Le quotazioni di Derek Sherinian non sono certo salite alle stelle dopo la sua collaborazione con i Dream Theater: se con l'esordio avvenuto con l'ep A Change of seasons il virtuoso tastierista sembrava non far rimpiangere Kevin Moore, la svolta pop di Falling Into Infinity lo ha fatto salire sul banco degli imputati come principale artefice di questo cambiamento. Quale che sia la verità, Sherinian ha pensato bene di mettere tutti a tacere con questo suo lavoro solista, scritto a quattro mani con Virgil Donati, dove dà sfogo alla propria creatività cimentandosi in alcuni brani metal prog particolarmente ispirati e di gran classe.
Del resto, Derek non è di certo l'ultimo arrivato, potendo vantare già un curriculum di tutto rispetto prima di approdare ai Dream Theater (rapidi però nel silurarlo, preferendogli Jordan Rudess, già visto all'opera con Petrucci e Portnoy nei Liquid Tension Experiment), avendo suonato con nomi del calibro di Alice Cooper e Kiss. Così, in questo suo disco, Sherinian ha la possibilità di inserire un concentrato di tutta l'esperienza finora maturata. Già l'apertura, affidata alla splendida suite Atlantis, suddivisa in tre parti, mostra uno stile che sicuramente recupera alcune sonorità che il tastierista aveva fatto ascoltare nei Dream Theater, ma l'orizzonte musicale qui viene notevolmente ampliato, traendo ispirazione oltre che da acts hard rock e metal (Ozzy osbourne, Van Halen), anche da maestri della fusion come Allan Holdsworth ed Al DiMeola.

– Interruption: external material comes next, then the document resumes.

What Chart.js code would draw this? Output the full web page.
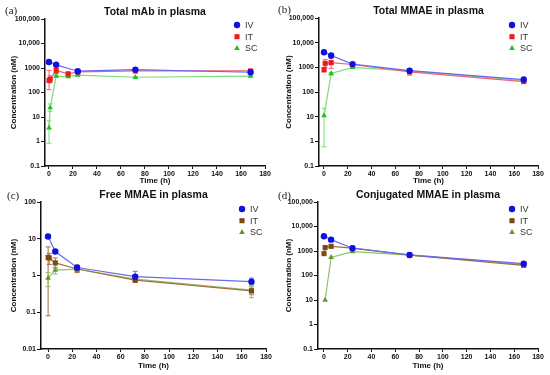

Sherinian realizza così un disco di musica molto tecnica e complessa, che riesce però a far convivere assai bene le diverse anime che la compongono, spaziando tra progressive, rock, metal e fusion. In questo, d'altronde, è molto ben supportato da una sezione ritmica di gran valore, con un virgil Donati a dir poco eccezionale alla batteria e con un bassista di grande esperienza come Tony Franklin. Non male neanche Brett Garsed alla chitarra, anche se, per la verità, il suo strumento in generale appare un po' in ombra rispetto alle tastiere. Ad ogni modo, come evidenziato, Planet X risulta convincente sia per la bravura interpretativa dei musicisti, sia per il song-writing che che riesce ad essere vario ed originale, con brani molto tecnici, spesso intricati ma in certi casi anche più scanzonati, come la divertente Space Martini. Certo, non è comunque un disco adatto a chiunque, un po' per il fatto di essere interamente strumentale, un po' per la complessità tecnica dei brani che non sempre lasciano grande spazio alle melodie. Di certo, rappresenta però un capitolo importante nella carriera di Sherinian e ne segnerà, se non proprio una rinascita, quanto meno una svolta.